When I grow tired of Eurocentric examples, when I want to write about something other than the West explaining itself to itself, the atmosphere changes, the room tightens as even the PhD professors were never intrested in negros, negro problems don’t really make sense to them you see. They’re maybe realities that feel like footnotes, best acknowledged politely and then abandoned. They wonder how a negro like me, raised in the negro continent was able to speak three languages by the age of three, how I somehow do not have that thick « african » accent they fantasize about in their films. Perhaps they saw me as an anomaly but its not really the case, they’d be shocked to know us negros perfected their dialects that were forced down our throats. They do not realize that we mastered their languages because power rarely makes itself understood in ours.
And when, despite all this, I believe I am finally being heard; when my arguments are sharper, when my reasoning is more precise, when my interventions are more effective, I am reminded of the line I cannot cross.
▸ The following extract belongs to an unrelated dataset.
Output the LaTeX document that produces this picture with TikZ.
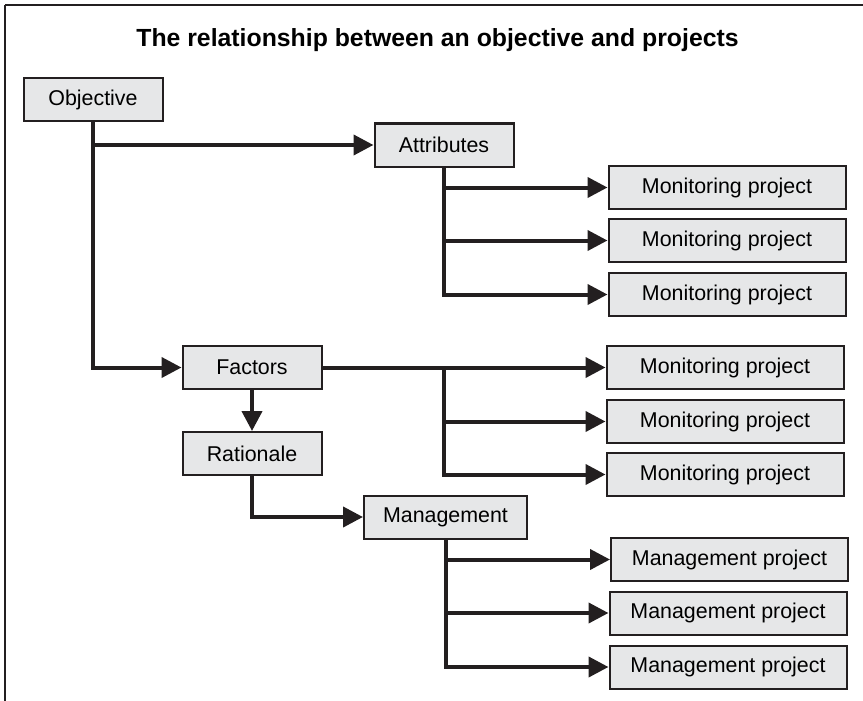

I am told, gently, that there are things I cannot truly understand. When I speak, I am not granted the presumption of credibility, my arguments are met with surprise and my confidence with suspicion. If I speak on economics, on systems, on abstraction, there is an immediate hesitation, as if truth sounds different coming from my mouth. If I am right, it is impressive. If I disagree, it is emotional. If I insist, it is aggression.
After all, how could a negro mind comprehend such topics? This was never about intelligence, it is about authority, about who is allowed to be treated as a knower. Their ideas enter the room as neutral; mine enter as claims, their perspectives are theory; mine are experience, their politics is the world, the truth; mine is identity
They have never met me as a peer but more as evidence. Evidence that they are obivously open-minded, acepting, that this system can work because if not i would not be there ! Exhausting. I was never praised as somone who belonged but as someone who suprises, suprise though is not recognition it’s insulting almost, another way of keeping distance between the normal and the negro. They tolerate me, but tolerating has never meant respect. I can be given permission to speak but under their guidance, I cannot define the terms of the conversation. I am given permission to exist around them as long as my presence does not demand a redistribution of authority or any sort of questioning. Their acceptance has conditions: I can belong as long as I do not insist on being believed, as long as I do not complain.
They could’ve known me for a hundred things, talked to me for so many reasons but to them it wasn’t necessary, they had to be pushed to get to know a negro’s name, listen to the negro talk without interrupting, try to not make desert jokes in the middle of a conversation about what democracy means as if irony hadn’t reached it’s limits.
I knew I was black, I didnt know I was a negro.
Just a negro even with my mind full of ideas,
just a negro even when im trying to help,
especially a negro when I make jokes.
To them, it doesnt really matter if I got a seat at their table for now, their futures are secure. They know this moment costs them nothing. My opinions, on the other hand, have no place in rooms where they know they’ve got the power. Their eyes darken when I carry my audacity high, they fluster when I interrupt them, they’re uncomfortable but they’ll sneer after knowing they don’t have to waste time on this because I wont be able to do anything. I mean, I’m a negro.
Matter of fact, I should really be careful of what I say because I am the one which repercussions will fall upon so I will clarify this now: this text is of course a work of fiction and in no case what i think , every time i hear an out of pocket joke or am looked weirdly at, i swear im not tired of explaining every piece of my blackness, of being called the black friend, because i am black! i swear to you i will never complain again because i am so lucky to be in this position.
Of course im a negro who likes sports.
Of course im a negro who eats spicy things.
Of course im a negro who is loud.
I wonder when the shift happened, where my blackness went from being more than my skin and became a limitation, where every movement has to be explained, I wonder when I stopped being seen as a person and started being managed as a category.
I wonder when I went from being black to a negro.
Thank you so much for getting this far, I had originally meant to apoligize for being too harsh but whoopty doo ! I hope you enjoyed if so you can always support my work and causes that are close to my heart!



“Especially a negro when I make jokes.” rings so true (as does everything else here), black humor and joy is seen as a threat. No matter how many times I explain the joke, swear to them that it does not come from a place of anger, nonblack folk always assume that I am being serious. It’s interesting, because when we are being serious, calling them on their behavior, and trying to have an actual conversation, that is when they assume we are joking and add levity to our words.
“If I am right, it is impressive. If I disagree, it is emotional. If I insist, it is aggression. “—— THIS!!!! this damn part. You wrote this beautifully!!